Wie der Beitragsservice mitteilt, werde für die Abmeldung der Nebenwohnung jetzt ausnahmsweise die Sterbeurkunde zugrunde gelegt. „Unter Berücksichtigung der dreijährigen Verjährungsfrist werden wir die für diese Wohnung ab Januar 2020 gezahlten Rundfunkbeiträge erstatten.“ Verjährte Zeiträume, also die zuviel gezahlten Beiträge zwischen 2008 und 2019, könnten hingegen nicht berücksichtigt werden und seien deshalb nicht erstattungsfähig.

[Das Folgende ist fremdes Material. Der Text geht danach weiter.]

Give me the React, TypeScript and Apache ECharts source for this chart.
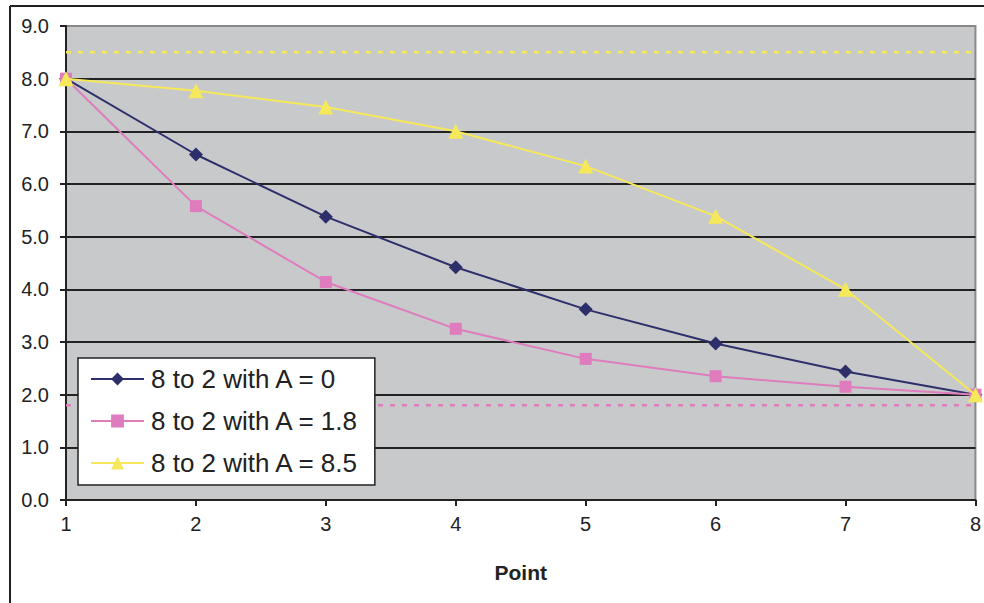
import React, { useEffect, useRef } from "react";
import * as echarts from "echarts";

const points = [1, 2, 3, 4, 5, 6, 7, 8];
const seriesA0 = [8.0, 6.56, 5.38, 4.42, 3.62, 2.97, 2.44, 2.0];
const seriesA18 = [8.0, 5.58, 4.14, 3.25, 2.68, 2.35, 2.15, 2.0];
const seriesA85 = [8.0, 7.77, 7.46, 7.0, 6.34, 5.39, 4.0, 2.0];
const names = ["8 to 2 with A = 0", "8 to 2 with A = 1.8", "8 to 2 with A = 8.5"];
const asymptoteYellow = 8.5;
const asymptotePink = 1.8;

const FONT = "'Liberation Sans', Arial, sans-serif";

export default function App() {
  const ref = useRef<HTMLDivElement>(null);
  useEffect(() => {
    if (!ref.current) return;
    const chart = echarts.init(ref.current, undefined, { renderer: "svg" });
    const pair = (arr: number[]) => arr.map((v, i) => [points[i], v]);
    const gridColors = ["#222", "#222", "#222", "#222", "#222", "#222", "#222", "#222", "#222", "#888"];
    chart.setOption({
      animation: false,
      textStyle: { fontFamily: FONT },
      grid: {
        left: 66,
        right: 8,
        top: 26,
        bottom: 103,
        show: true,
        backgroundColor: "#c8c9cb",
        borderColor: "#8a8a8a",
        borderWidth: 2,
      },
      graphic: [
        { type: "line", shape: { x1: 10, y1: 6, x2: 984, y2: 6 }, style: { stroke: "#231f20", lineWidth: 2 } },
        { type: "line", shape: { x1: 10, y1: 6, x2: 10, y2: 603 }, style: { stroke: "#231f20", lineWidth: 2 } },
      ],
      xAxis: {
        type: "value",
        min: 1,
        max: 8,
        interval: 1,
        name: "Point",
        nameLocation: "middle",
        nameGap: 62,
        nameTextStyle: { fontSize: 21, fontWeight: "bold", color: "#222", fontFamily: FONT },
        axisLine: { show: true, lineStyle: { color: "#222", width: 2 } },
        axisTick: { show: true, length: 6, lineStyle: { color: "#222", width: 2 } },
        axisLabel: { fontSize: 20, color: "#222", margin: 14, fontFamily: FONT },
        splitLine: { show: false },
      },
      yAxis: {
        type: "value",
        min: 0,
        max: 9,
        interval: 1,
        axisLine: { show: true, lineStyle: { color: "#222", width: 2 } },
        axisTick: { show: true, length: 6, lineStyle: { color: "#222", width: 2 } },
        axisLabel: { fontSize: 20, color: "#222", margin: 17, fontFamily: FONT, formatter: (v: number) => v.toFixed(1) },
        splitLine: { show: true, lineStyle: { color: gridColors, width: 2 } },
      },
      legend: {
        orient: "vertical",
        left: 78,
        top: 358,
        data: names,
        backgroundColor: "#ffffff",
        borderColor: "#222",
        borderWidth: 1.5,
        borderRadius: 0,
        padding: [7, 15, 8, 12],
        itemWidth: 53,
        itemHeight: 16,
        itemGap: 14,
        textStyle: { fontSize: 26, color: "#222", fontFamily: FONT, lineHeight: 28, padding: [0, 0, 0, 2] },
      },
      series: [
        {
          name: "yellowAsym",
          type: "line",
          data: [[1, asymptoteYellow], [7.97, asymptoteYellow]],
          symbol: "none",
          lineStyle: { color: "#f5e85a", width: 2.5, type: [5, 7] },
          silent: true,
          z: 1,
        },
        {
          name: "pinkAsym",
          type: "line",
          data: [[1, asymptotePink], [7.97, asymptotePink]],
          symbol: "none",
          lineStyle: { color: "#df7cbd", width: 2.5, type: [5, 7] },
          silent: true,
          z: 1,
        },
        {
          name: names[0],
          type: "line",
          data: pair(seriesA0),
          symbol: "diamond",
          symbolSize: 14,
          color: "#2d2f6b",
          lineStyle: { color: "#2d2f6b", width: 2 },
          itemStyle: { color: "#2d2f6b" },
          z: 3,
        },
        {
          name: names[1],
          type: "line",
          data: pair(seriesA18),
          symbol: "rect",
          symbolSize: 12,
          color: "#df7cbd",
          lineStyle: { color: "#df7cbd", width: 2 },
          itemStyle: { color: "#df7cbd" },
          z: 4,
        },
        {
          name: names[2],
          type: "line",
          data: pair(seriesA85),
          symbol: "triangle",
          symbolSize: 15,
          color: "#f5e85a",
          lineStyle: { color: "#f5e85a", width: 2 },
          itemStyle: { color: "#f5e85a" },
          z: 5,
        },
      ],
    });
    return () => chart.dispose();
  }, []);
  return <div ref={ref} style={{ width: 984, height: 603, position: "fixed", left: 0, top: 0, background: "#fff" }} />;
}
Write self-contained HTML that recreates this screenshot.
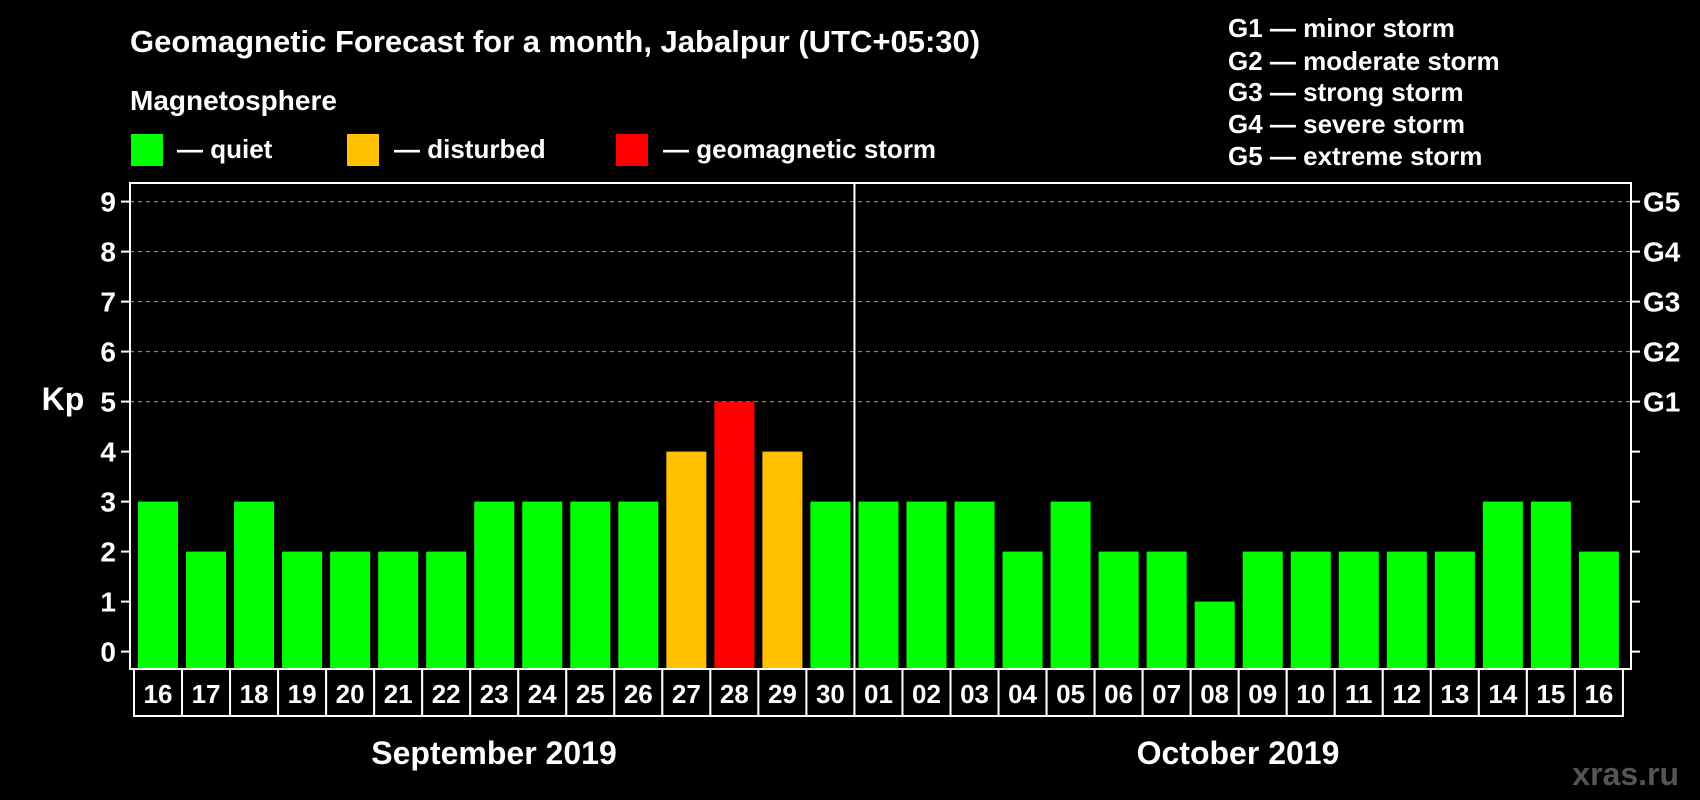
<!DOCTYPE html>
<html><head><meta charset="utf-8"><style>
html,body{margin:0;padding:0;background:#000;}
svg{display:block;font-family:"Liberation Sans",Arial,sans-serif;font-weight:bold;}
</style></head><body>
<svg id="chart" width="1700" height="800" viewBox="0 0 1700 800">
<rect x="0" y="0" width="1700" height="800" fill="#000"/>
<text x="130" y="52" fill="#fff" font-size="31">Geomagnetic Forecast for a month, Jabalpur (UTC+05:30)</text>
<text x="130" y="110" fill="#fff" font-size="28">Magnetosphere</text>
<g><rect x="131" y="134" width="32" height="32" fill="#00ff00"/><text x="177" y="158" fill="#fff" font-size="26">— quiet</text></g>
<g><rect x="347" y="134" width="32" height="32" fill="#ffc000"/><text x="394" y="158" fill="#fff" font-size="26">— disturbed</text></g>
<g><rect x="616" y="134" width="32" height="32" fill="#ff0000"/><text x="663" y="158" fill="#fff" font-size="26">— geomagnetic storm</text></g>
<g fill="#fff" font-size="26">
<text x="1228" y="37">G1 — minor storm</text>
<text x="1228" y="70">G2 — moderate storm</text>
<text x="1228" y="101">G3 — strong storm</text>
<text x="1228" y="133">G4 — severe storm</text>
<text x="1228" y="165">G5 — extreme storm</text>
</g>
<text x="63" y="410" fill="#fff" font-size="32" text-anchor="middle">Kp</text>
<g id="grid"></g>
<g id="bars"></g>
<g id="axes"></g>
<text x="494" y="764" fill="#fff" font-size="32" text-anchor="middle">September 2019</text>
<text x="1238" y="764" fill="#fff" font-size="32" text-anchor="middle">October 2019</text>
<text x="1679" y="785" fill="#555" font-size="32" text-anchor="end">xras.ru</text>
</svg>
<script>
const days = ["16","17","18","19","20","21","22","23","24","25","26","27","28","29","30","01","02","03","04","05","06","07","08","09","10","11","12","13","14","15","16"];
const kpValues = [3,2,3,2,2,2,2,3,3,3,3,4,5,4,3,3,3,3,2,3,2,2,1,2,2,2,2,2,3,3,2];
const yTicks = [0,1,2,3,4,5,6,7,8,9];
const gLabels = ["","","","","","G1","G2","G3","G4","G5"];
const NS="http://www.w3.org/2000/svg";
const pLeft=130, pRight=1631, pTop=183, pBottom=669, slot0=134, slotW=48.03;
const yZero=651.6, unitPx=50;
function yScale(v){return yZero-v*unitPx;}
function xScale(i){return slot0+i*slotW;}
function mk(tag,attrs,parent){const e=document.createElementNS(NS,tag);for(const k in attrs)e.setAttribute(k,attrs[k]);parent.appendChild(e);return e;}
const gridG=document.getElementById('grid'),barsG=document.getElementById('bars'),axesG=document.getElementById('axes');
yTicks.forEach((t,i)=>{
  const y=yScale(t);
  if(t>=5){const g=mk('line',{x1:pLeft,x2:pRight,y1:y,y2:y,stroke:'#999','stroke-width':1,'stroke-dasharray':'4,4'},gridG);
    
    }
  const tl=mk('line',{x1:pLeft-9,x2:pLeft,y1:y,y2:y,stroke:'#fff','stroke-width':2},axesG);
  
  
  const tr=mk('line',{x1:pRight,x2:pRight+9,y1:y,y2:y,stroke:'#fff','stroke-width':2},axesG);
  
  
  const lb=mk('text',{x:pLeft-14,y:y+10,fill:'#fff','font-size':28,'text-anchor':'end'},axesG);
  lb.textContent=t;
  
  
  if(gLabels[i]){const gl=mk('text',{x:pRight+12,y:y+10,fill:'#fff','font-size':28},axesG);
    gl.textContent=gLabels[i];
    
    }
});
kpValues.forEach((v,i)=>{
  const c=v>=5?'#ff0000':(v>=4?'#ffc000':'#00ff00');
  const x=xScale(i)+4, w=slotW-8, yt=yScale(v);
  const b=mk('rect',{x:x,y:yt,width:w,height:pBottom-1-yt,fill:c},barsG);
  
  
  const box=mk('rect',{x:xScale(i),y:pBottom,width:slotW,height:47,fill:'#000',stroke:'#fff','stroke-width':2},axesG);
  
  
  const dt=mk('text',{x:xScale(i)+slotW/2,y:pBottom+34,fill:'#fff','font-size':26,'text-anchor':'middle'},axesG);
  dt.textContent=days[i];
  
  
});
const fr=mk('rect',{x:pLeft,y:pTop,width:pRight-pLeft,height:pBottom-pTop,fill:'none',stroke:'#fff','stroke-width':2},axesG);


const dv=mk('line',{x1:xScale(15),x2:xScale(15),y1:pTop,y2:pBottom,stroke:'#fff','stroke-width':2},axesG);


</script>
</body></html>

Wer hat nach dem Tod des Mannes in der Wohnung gelebt?
Pikant ist nicht nur, dass das mutmaßliche Doppelleben des Ehemannes 15 Jahre nach dessen Tod durch den Einzug der Rundfunkbeiträge entdeckt worden ist. Auch den Standort der Wohnung hat der Neffe über den Beitragsservice herausbekommen. Auf Nachfrage habe ein Mitarbeiter die Adresse im ColliniCenter genannt. Um welche der vielen Wohnungen es sich handelte, war jedoch nicht herauszufinden. „Es wäre für mich schon interessant, wer da gewohnt hat und von der Rundfunkgebühr profitiert hat - falls es überhaupt so eine Person gab“, sagt Weinkötz. Es könne ihm jedoch niemand sagen, ob in der Wohnung jemand außer seinem Onkel gewohnt habe - weder zu Lebzeiten noch nach seinem Tod.
Die Witwe des Verstorbenen kümmert die Aufregung indes nicht: Aufgrund ihrer inzwischen eingetretenen Demenz hat sie den Umstand, dass ihr Mann eine Zweitwohnung und offenbar ein geheimes Doppelleben hatte, nicht mehr bewusst erfassen können.